Mr. Camarota facilitated this workshop again in 2011 with the continued sponsorship of the DRC and the DRO. He also participated on a panel for an event  in 2011 for Disability Awareness Month titled “Interacting with People with Disabilities.” Mr. Camarota has been a unique and valuable contributor to the Purdue community through his extensive and continued efforts in the area of accessibility and disability.

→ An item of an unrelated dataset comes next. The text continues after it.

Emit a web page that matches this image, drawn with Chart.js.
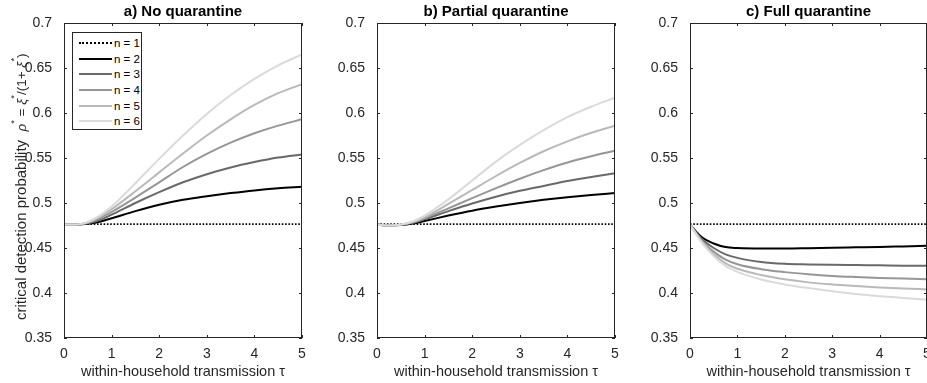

Organization - Campus Emergency Preparedness and Planning Office

The Campus Emergency Preparedness and Planning Office was created in December 2006 to oversee the emergency preparedness and planning activities on Purdue University’s West Lafayette Campus. This office, under the supervision of Director Ron Wright, was awarded the Emergency Management for Higher Education grant from the Department of Education. The grant supports institutions of higher education projects designed to develop, or review and improve, and fully integrate campus-based all-hazards emergency management planning efforts. One of the requirements of the grant was to develop a transportation plan for people with disabilities. The Campus Emergency Preparedness and Planning Office took this requirement a step further by developing an “At-Risk Campus Populations Plan” for inclusion into the University’s integrated Emergency Management Plan to provide guidance in all areas of emergency preparedness for individuals with disabilities, not just with transportation. The office met with key members on campus that work with people with disabilities, listened to their feedback, and then incorporated recommendations into this comprehensive plan. As a result of this open collaboration, the office has developed sustained partnerships with these individuals and departments. The office also rewrote and implemented a voluntary registry system, whereby all individuals who feel they may need additional assistance in times of emergency can voluntarily indentify themselves and express their specific needs to public safety responders in advance of their need. In addition, the Campus Emergency Preparedness and Planning Office developed a Mental Health Resources Plan, which proactively addresses mental health issues among the university’s students, faculty, staff, and visitors. The plan is a valuable resource that provides practical guidance intervention and response methods. Jefferson Howells, Assistant Project Director of Management in the office, presented a session on emergency preparedness for individuals with disabilities in 2011 for Disability Awareness Month, a session he created for Disability Awareness Month in 2010. The Campus Emergency Preparedness and Planning Office’s efforts in securing and implementing this grant have helped the University make significant and important strides in improving Purdue’s emergency planning efforts for individuals with disabilities.